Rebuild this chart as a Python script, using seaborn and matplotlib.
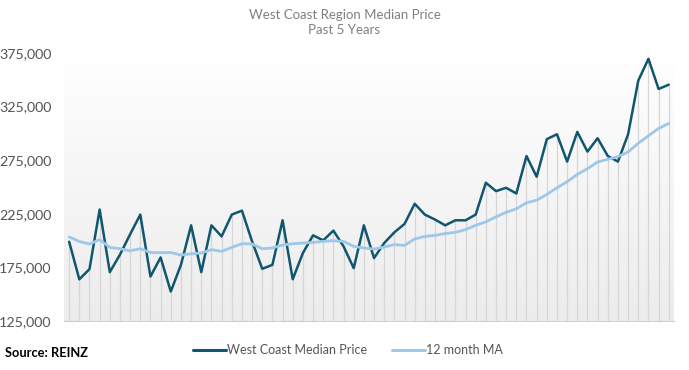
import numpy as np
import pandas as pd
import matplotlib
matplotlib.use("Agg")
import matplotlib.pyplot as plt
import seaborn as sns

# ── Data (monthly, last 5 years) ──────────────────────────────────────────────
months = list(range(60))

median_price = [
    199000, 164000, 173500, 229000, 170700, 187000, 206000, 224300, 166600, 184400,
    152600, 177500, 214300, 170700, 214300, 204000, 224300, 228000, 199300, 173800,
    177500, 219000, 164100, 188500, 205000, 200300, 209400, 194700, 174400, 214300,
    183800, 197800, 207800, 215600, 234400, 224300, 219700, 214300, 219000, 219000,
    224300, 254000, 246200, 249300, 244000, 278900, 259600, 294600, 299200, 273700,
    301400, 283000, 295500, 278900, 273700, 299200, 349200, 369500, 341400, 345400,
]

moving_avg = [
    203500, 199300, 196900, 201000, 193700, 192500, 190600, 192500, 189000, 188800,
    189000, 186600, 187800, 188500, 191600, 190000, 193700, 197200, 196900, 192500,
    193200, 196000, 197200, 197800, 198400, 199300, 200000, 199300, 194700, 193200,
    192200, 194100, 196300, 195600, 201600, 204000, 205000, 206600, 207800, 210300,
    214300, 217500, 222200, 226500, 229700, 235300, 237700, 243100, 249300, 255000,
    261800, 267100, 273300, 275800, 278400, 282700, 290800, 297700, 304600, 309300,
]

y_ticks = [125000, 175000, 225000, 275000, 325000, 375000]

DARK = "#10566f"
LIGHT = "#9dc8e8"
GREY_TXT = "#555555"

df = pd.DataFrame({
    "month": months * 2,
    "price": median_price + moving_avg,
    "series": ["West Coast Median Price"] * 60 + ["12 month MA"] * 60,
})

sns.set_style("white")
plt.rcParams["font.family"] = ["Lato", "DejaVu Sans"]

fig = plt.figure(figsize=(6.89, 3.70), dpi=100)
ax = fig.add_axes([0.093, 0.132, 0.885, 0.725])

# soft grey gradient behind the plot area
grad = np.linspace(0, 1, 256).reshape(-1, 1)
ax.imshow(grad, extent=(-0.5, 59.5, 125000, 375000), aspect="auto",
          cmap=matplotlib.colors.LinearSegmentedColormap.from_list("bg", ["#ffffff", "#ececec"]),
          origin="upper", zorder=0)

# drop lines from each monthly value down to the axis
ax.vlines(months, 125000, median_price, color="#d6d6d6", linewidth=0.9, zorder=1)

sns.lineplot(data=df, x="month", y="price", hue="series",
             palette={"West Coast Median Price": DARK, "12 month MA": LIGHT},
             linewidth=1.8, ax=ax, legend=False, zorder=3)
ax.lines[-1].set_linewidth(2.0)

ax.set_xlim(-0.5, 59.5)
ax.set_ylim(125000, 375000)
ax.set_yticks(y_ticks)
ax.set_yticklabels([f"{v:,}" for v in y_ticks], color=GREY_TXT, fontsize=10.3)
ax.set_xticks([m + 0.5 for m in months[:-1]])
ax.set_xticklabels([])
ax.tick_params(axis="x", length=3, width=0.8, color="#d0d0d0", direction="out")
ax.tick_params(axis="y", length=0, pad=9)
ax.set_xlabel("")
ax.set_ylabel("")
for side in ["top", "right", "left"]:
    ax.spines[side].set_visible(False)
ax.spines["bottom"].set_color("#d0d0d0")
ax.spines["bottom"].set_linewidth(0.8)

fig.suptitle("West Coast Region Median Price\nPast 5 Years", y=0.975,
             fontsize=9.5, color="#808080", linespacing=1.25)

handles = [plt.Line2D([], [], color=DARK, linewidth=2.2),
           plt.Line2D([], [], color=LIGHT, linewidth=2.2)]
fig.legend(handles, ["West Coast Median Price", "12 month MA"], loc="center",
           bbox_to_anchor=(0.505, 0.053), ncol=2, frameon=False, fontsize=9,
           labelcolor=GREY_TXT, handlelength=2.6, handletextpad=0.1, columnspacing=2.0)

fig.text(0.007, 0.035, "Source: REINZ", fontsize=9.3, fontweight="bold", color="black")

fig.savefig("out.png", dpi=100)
--
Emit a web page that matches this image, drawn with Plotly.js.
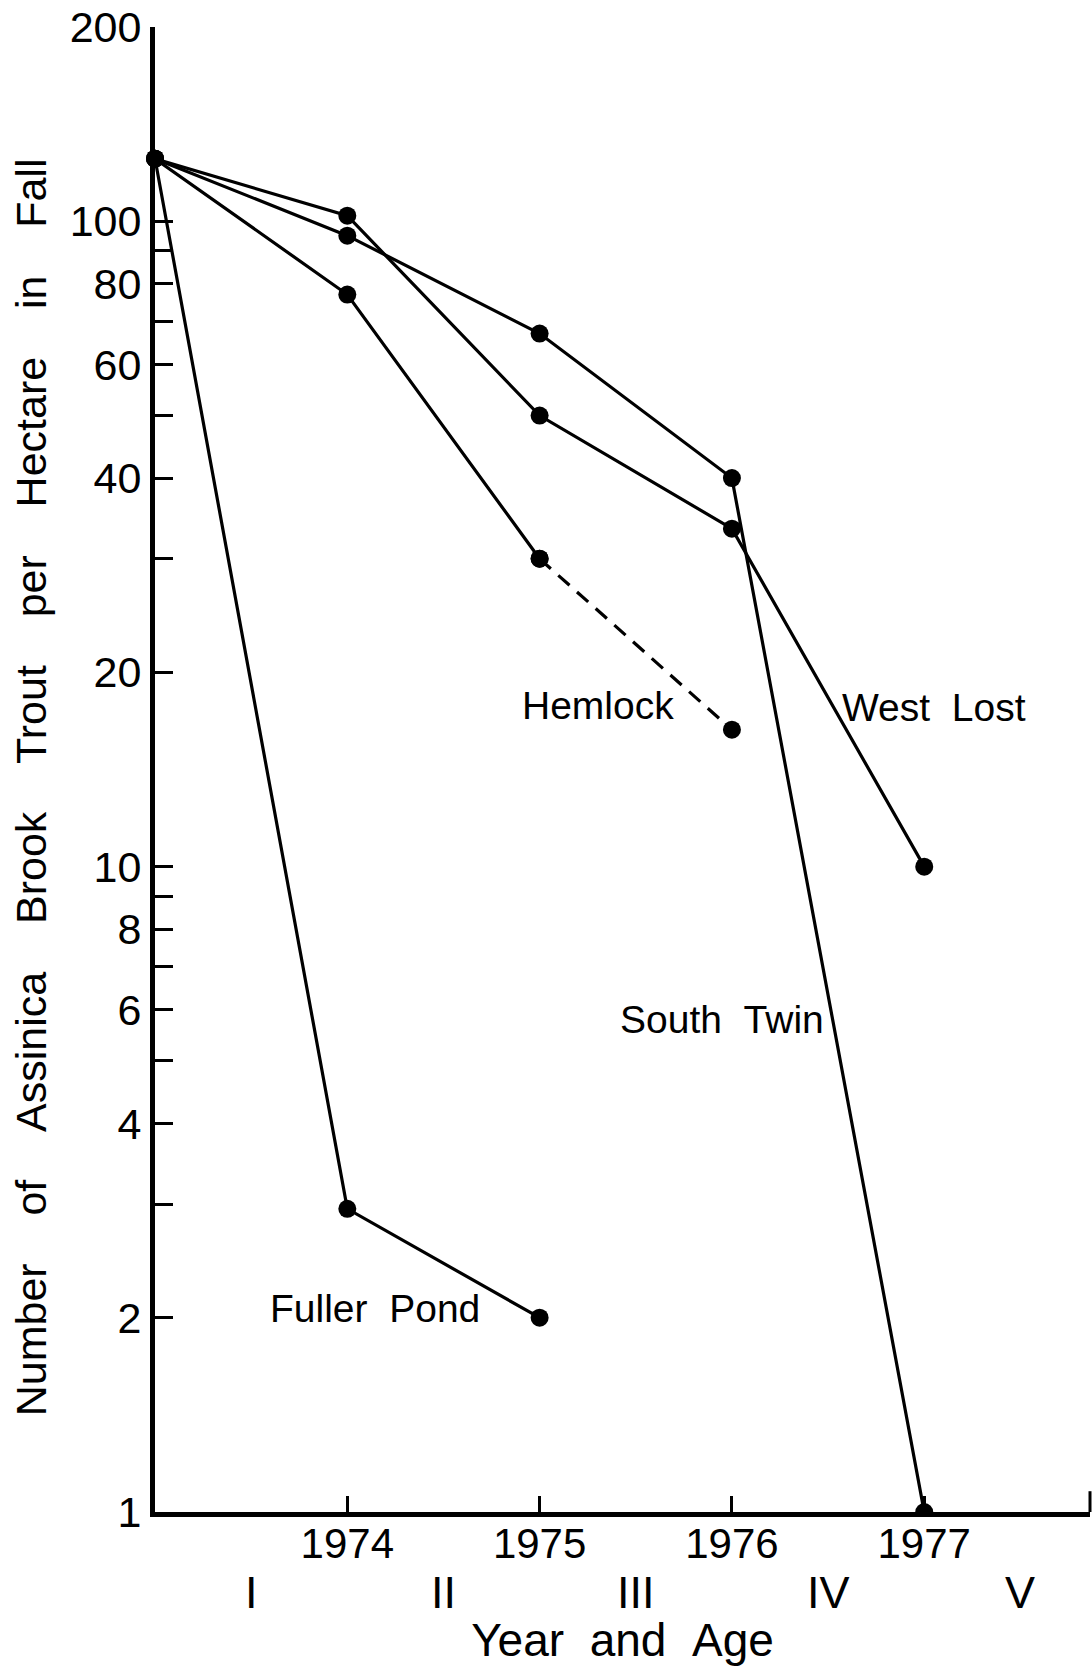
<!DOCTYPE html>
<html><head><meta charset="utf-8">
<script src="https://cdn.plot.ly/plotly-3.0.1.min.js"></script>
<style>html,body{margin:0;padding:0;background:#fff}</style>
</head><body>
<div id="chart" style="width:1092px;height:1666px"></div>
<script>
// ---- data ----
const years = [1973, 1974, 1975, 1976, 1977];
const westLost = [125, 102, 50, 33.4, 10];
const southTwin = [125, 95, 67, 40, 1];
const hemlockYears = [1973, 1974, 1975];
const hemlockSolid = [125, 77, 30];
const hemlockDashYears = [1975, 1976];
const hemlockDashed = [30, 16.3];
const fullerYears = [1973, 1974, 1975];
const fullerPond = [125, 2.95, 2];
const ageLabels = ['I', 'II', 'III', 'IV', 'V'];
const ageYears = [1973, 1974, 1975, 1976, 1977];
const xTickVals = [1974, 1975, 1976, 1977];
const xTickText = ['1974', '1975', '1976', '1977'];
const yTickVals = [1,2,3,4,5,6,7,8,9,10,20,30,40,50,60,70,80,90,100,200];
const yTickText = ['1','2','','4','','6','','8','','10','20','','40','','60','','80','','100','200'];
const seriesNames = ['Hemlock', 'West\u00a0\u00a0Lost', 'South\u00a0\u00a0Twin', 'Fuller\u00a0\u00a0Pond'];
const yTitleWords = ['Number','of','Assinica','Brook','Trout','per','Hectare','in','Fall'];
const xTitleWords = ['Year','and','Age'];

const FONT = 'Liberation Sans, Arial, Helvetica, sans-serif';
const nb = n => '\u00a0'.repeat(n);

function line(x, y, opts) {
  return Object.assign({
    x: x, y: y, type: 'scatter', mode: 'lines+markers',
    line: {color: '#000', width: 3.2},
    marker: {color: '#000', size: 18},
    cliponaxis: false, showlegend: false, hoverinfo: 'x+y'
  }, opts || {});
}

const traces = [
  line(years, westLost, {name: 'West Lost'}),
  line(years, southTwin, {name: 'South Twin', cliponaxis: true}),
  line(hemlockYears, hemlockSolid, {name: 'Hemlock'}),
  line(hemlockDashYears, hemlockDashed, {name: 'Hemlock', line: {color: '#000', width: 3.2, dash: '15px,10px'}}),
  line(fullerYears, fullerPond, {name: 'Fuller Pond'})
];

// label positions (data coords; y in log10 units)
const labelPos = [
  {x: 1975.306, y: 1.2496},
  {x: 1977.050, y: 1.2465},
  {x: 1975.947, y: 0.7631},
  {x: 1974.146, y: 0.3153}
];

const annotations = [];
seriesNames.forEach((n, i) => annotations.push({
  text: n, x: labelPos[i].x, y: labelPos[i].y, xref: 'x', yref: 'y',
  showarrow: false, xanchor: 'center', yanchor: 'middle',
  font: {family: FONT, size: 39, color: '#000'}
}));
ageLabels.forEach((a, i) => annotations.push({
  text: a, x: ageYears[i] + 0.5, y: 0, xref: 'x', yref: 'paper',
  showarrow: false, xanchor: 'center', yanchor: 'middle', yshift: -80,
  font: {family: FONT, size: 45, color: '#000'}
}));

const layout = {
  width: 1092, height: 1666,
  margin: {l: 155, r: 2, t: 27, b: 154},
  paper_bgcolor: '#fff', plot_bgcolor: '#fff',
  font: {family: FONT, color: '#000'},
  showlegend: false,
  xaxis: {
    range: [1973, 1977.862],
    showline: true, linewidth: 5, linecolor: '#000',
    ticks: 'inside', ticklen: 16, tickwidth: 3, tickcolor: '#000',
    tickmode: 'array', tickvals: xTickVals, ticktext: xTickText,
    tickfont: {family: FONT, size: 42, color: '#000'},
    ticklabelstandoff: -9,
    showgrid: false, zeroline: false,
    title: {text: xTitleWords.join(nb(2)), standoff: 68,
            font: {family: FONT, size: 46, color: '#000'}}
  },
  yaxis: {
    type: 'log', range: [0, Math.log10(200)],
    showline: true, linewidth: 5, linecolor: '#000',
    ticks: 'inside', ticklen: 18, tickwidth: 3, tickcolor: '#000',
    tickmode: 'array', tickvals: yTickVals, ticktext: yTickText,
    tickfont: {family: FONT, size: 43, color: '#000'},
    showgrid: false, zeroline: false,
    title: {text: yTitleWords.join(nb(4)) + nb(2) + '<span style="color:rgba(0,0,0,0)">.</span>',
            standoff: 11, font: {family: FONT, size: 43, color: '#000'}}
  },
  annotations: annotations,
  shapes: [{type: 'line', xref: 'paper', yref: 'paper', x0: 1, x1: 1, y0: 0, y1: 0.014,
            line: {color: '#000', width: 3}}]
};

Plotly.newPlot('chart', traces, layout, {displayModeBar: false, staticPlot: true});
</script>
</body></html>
--
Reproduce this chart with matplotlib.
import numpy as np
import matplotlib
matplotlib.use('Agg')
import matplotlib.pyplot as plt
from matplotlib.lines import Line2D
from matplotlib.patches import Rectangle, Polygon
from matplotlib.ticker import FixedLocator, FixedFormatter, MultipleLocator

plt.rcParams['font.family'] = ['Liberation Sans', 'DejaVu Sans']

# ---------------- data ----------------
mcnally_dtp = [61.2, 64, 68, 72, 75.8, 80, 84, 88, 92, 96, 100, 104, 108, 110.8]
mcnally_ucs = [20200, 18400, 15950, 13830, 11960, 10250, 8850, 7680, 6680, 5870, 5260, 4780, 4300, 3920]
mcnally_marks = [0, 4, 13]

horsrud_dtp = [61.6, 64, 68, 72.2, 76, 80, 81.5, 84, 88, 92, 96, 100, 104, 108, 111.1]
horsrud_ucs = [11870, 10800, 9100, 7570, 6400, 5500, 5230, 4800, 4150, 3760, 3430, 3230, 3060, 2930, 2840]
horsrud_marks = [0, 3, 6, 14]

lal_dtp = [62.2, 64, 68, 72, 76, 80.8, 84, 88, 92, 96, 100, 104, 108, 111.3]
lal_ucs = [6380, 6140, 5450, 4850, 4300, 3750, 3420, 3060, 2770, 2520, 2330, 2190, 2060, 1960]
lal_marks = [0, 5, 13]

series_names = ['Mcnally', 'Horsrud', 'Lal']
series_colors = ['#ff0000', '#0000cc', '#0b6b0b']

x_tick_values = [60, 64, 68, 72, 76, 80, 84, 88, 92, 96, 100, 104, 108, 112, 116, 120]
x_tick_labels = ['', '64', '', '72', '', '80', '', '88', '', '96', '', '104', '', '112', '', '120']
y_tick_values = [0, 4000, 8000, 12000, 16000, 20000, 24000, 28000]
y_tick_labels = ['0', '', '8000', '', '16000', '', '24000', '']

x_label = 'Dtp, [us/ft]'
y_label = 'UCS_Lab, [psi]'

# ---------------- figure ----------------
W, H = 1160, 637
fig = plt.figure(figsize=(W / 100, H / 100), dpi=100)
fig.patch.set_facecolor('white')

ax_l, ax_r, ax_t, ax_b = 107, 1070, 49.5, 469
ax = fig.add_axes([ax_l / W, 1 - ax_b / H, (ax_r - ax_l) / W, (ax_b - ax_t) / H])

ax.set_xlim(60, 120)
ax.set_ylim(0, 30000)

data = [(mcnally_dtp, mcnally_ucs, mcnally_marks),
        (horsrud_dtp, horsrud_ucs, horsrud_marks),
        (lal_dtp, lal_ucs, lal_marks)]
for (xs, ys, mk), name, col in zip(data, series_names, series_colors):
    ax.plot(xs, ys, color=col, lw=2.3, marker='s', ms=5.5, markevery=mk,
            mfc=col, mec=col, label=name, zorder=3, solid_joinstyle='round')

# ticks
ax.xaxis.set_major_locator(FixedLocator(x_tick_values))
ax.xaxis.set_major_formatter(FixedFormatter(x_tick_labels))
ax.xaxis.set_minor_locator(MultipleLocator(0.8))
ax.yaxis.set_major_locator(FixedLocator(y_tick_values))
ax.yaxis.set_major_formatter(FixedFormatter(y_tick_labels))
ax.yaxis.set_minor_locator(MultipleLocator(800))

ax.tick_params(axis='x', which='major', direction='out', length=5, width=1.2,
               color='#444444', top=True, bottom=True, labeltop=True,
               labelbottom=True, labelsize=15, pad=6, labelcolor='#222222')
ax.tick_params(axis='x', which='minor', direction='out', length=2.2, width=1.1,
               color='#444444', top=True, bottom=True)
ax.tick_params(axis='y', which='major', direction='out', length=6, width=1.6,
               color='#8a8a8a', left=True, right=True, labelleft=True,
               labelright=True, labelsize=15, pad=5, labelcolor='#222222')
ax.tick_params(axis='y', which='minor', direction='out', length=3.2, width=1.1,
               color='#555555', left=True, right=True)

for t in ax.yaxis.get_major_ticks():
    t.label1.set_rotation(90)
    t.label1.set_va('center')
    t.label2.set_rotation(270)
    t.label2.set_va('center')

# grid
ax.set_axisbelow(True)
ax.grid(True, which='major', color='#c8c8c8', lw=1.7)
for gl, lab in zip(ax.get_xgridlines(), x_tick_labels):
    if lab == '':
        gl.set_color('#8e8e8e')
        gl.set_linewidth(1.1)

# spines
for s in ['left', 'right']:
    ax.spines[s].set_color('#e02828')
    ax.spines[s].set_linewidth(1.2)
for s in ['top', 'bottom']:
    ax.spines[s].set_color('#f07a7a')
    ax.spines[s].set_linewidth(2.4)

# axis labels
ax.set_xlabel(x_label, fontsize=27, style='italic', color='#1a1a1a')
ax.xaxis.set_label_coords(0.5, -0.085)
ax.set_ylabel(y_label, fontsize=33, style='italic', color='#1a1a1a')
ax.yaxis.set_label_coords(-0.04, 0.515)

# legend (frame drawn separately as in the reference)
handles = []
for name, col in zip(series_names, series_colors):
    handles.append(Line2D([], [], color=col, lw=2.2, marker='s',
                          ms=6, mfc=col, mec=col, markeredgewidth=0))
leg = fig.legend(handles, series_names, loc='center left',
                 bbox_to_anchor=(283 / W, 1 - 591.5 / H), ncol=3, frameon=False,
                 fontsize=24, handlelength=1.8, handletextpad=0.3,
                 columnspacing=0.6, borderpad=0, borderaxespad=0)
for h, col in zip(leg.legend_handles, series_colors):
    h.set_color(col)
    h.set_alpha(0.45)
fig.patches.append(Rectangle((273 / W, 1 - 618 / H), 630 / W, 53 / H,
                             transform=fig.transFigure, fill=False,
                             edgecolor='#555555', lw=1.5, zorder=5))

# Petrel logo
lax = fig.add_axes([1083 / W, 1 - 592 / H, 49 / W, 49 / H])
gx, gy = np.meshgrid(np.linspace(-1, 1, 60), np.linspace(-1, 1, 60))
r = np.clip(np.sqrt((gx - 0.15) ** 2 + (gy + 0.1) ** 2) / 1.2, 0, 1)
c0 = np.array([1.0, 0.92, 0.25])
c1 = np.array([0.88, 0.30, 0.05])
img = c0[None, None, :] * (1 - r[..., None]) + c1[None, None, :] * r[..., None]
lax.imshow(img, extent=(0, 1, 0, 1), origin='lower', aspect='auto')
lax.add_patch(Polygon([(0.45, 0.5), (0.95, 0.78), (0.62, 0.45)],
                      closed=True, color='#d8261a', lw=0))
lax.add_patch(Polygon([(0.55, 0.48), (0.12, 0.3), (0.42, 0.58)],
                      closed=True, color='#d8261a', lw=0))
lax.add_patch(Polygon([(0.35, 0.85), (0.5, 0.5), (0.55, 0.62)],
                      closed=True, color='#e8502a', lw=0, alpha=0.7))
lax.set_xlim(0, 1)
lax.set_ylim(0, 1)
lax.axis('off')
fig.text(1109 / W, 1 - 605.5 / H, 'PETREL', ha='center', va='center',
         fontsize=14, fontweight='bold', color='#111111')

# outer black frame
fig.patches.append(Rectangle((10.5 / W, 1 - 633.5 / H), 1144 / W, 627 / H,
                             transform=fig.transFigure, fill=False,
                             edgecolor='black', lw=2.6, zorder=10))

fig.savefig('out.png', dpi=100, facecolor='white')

• _Written task_:
Please quote only the span of lines whose first line contains "Rebuild this chart" and whose last line contains "months = list(range(60))", leaving every picture out.

• _Final result_:
Rebuild this chart as a Python script, using seaborn and matplotlib.
import numpy as np
import pandas as pd
import matplotlib
matplotlib.use("Agg")
import matplotlib.pyplot as plt
import seaborn as sns

# ── Data (monthly, last 5 years) ──────────────────────────────────────────────
months = list(range(60))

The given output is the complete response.